What needs to be done:
Write out, precisely and in full, each line of the material.

Source excerpt:
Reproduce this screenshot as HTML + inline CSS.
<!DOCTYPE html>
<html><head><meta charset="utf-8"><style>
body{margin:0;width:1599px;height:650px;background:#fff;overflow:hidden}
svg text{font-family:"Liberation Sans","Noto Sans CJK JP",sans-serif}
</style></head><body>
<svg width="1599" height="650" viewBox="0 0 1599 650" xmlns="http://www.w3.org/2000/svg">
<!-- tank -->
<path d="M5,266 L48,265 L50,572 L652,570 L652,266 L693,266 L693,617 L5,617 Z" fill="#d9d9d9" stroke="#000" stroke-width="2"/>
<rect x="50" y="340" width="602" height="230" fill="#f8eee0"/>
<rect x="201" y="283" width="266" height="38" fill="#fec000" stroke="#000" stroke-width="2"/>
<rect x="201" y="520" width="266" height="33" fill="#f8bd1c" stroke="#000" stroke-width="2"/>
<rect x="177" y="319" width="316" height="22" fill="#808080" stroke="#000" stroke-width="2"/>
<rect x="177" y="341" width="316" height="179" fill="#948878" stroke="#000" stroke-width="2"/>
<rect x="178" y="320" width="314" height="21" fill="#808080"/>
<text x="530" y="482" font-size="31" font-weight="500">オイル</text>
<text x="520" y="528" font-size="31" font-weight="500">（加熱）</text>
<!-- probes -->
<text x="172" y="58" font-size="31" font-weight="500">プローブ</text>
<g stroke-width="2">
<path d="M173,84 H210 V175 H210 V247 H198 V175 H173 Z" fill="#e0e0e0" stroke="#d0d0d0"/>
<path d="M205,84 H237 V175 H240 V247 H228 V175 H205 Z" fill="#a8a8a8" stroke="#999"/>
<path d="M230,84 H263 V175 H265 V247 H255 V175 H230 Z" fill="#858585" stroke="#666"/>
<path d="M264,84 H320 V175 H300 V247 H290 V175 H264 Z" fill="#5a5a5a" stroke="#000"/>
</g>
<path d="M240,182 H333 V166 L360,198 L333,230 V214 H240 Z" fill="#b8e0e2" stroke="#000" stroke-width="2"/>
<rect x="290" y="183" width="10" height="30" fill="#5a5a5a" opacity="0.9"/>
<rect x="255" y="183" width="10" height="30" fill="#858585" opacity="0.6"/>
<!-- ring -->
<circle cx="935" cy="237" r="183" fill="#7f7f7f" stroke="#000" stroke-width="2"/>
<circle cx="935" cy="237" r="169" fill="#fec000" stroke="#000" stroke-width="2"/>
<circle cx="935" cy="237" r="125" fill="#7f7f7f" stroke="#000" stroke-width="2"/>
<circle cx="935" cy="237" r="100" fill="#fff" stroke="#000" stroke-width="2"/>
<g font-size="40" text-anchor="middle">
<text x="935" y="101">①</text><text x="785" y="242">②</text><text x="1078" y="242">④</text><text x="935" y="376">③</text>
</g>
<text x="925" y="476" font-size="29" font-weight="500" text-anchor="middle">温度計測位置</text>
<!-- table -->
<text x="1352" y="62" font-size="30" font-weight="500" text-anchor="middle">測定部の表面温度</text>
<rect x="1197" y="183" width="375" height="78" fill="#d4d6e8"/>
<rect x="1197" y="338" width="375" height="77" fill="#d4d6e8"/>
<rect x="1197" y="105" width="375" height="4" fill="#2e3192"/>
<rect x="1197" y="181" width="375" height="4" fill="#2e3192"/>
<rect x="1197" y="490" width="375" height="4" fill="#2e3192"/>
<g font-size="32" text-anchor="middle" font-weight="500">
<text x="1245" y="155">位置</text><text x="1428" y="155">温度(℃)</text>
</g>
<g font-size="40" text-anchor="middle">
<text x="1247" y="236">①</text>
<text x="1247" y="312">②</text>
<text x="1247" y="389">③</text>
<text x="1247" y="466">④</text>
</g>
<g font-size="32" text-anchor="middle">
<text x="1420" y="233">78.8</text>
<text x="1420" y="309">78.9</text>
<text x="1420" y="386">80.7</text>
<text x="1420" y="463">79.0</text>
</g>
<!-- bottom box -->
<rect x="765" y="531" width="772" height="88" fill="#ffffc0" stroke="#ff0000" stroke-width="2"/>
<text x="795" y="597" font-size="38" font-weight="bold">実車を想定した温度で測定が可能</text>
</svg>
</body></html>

The output:
Reproduce this screenshot as HTML + inline CSS.
<!DOCTYPE html>
<html><head><meta charset="utf-8"><style>
body{margin:0;width:1599px;height:650px;background:#fff;overflow:hidden}
svg text{font-family:"Liberation Sans","Noto Sans CJK JP",sans-serif}
</style></head><body>
<svg width="1599" height="650" viewBox="0 0 1599 650" xmlns="http://www.w3.org/2000/svg">
<!-- tank -->
<path d="M5,266 L48,265 L50,572 L652,570 L652,266 L693,266 L693,617 L5,617 Z" fill="#d9d9d9" stroke="#000" stroke-width="2"/>
<rect x="50" y="340" width="602" height="230" fill="#f8eee0"/>
<rect x="201" y="283" width="266" height="38" fill="#fec000" stroke="#000" stroke-width="2"/>
<rect x="201" y="520" width="266" height="33" fill="#f8bd1c" stroke="#000" stroke-width="2"/>
<rect x="177" y="319" width="316" height="22" fill="#808080" stroke="#000" stroke-width="2"/>
<rect x="177" y="341" width="316" height="179" fill="#948878" stroke="#000" stroke-width="2"/>
<rect x="178" y="320" width="314" height="21" fill="#808080"/>
<text x="530" y="482" font-size="31" font-weight="500">オイル</text>
<text x="520" y="528" font-size="31" font-weight="500">（加熱）</text>
<!-- probes -->
<text x="172" y="58" font-size="31" font-weight="500">プローブ</text>
<g stroke-width="2">
<path d="M173,84 H210 V175 H210 V247 H198 V175 H173 Z" fill="#e0e0e0" stroke="#d0d0d0"/>
<path d="M205,84 H237 V175 H240 V247 H228 V175 H205 Z" fill="#a8a8a8" stroke="#999"/>
<path d="M230,84 H263 V175 H265 V247 H255 V175 H230 Z" fill="#858585" stroke="#666"/>
<path d="M264,84 H320 V175 H300 V247 H290 V175 H264 Z" fill="#5a5a5a" stroke="#000"/>
</g>
<path d="M240,182 H333 V166 L360,198 L333,230 V214 H240 Z" fill="#b8e0e2" stroke="#000" stroke-width="2"/>
<rect x="290" y="183" width="10" height="30" fill="#5a5a5a" opacity="0.9"/>
<rect x="255" y="183" width="10" height="30" fill="#858585" opacity="0.6"/>
<!-- ring -->
<circle cx="935" cy="237" r="183" fill="#7f7f7f" stroke="#000" stroke-width="2"/>
<circle cx="935" cy="237" r="169" fill="#fec000" stroke="#000" stroke-width="2"/>
<circle cx="935" cy="237" r="125" fill="#7f7f7f" stroke="#000" stroke-width="2"/>
<circle cx="935" cy="237" r="100" fill="#fff" stroke="#000" stroke-width="2"/>
<g font-size="40" text-anchor="middle">
<text x="935" y="101">①</text><text x="785" y="242">②</text><text x="1078" y="242">④</text><text x="935" y="376">③</text>
</g>
<text x="925" y="476" font-size="29" font-weight="500" text-anchor="middle">温度計測位置</text>
<!-- table -->
<text x="1352" y="62" font-size="30" font-weight="500" text-anchor="middle">測定部の表面温度</text>
<rect x="1197" y="183" width="375" height="78" fill="#d4d6e8"/>
<rect x="1197" y="338" width="375" height="77" fill="#d4d6e8"/>
<rect x="1197" y="105" width="375" height="4" fill="#2e3192"/>
<rect x="1197" y="181" width="375" height="4" fill="#2e3192"/>
<rect x="1197" y="490" width="375" height="4" fill="#2e3192"/>
<g font-size="32" text-anchor="middle" font-weight="500">
<text x="1245" y="155">位置</text><text x="1428" y="155">温度(℃)</text>
</g>
<g font-size="40" text-anchor="middle">
<text x="1247" y="236">①</text>
<text x="1247" y="312">②</text>
<text x="1247" y="389">③</text>
<text x="1247" y="466">④</text>
</g>
<g font-size="32" text-anchor="middle">
<text x="1420" y="233">78.8</text>
<text x="1420" y="309">78.9</text>
<text x="1420" y="386">80.7</text>
<text x="1420" y="463">79.0</text>
</g>
<!-- bottom box -->
<rect x="765" y="531" width="772" height="88" fill="#ffffc0" stroke="#ff0000" stroke-width="2"/>
<text x="795" y="597" font-size="38" font-weight="bold">実車を想定した温度で測定が可能</text>
</svg>
</body></html>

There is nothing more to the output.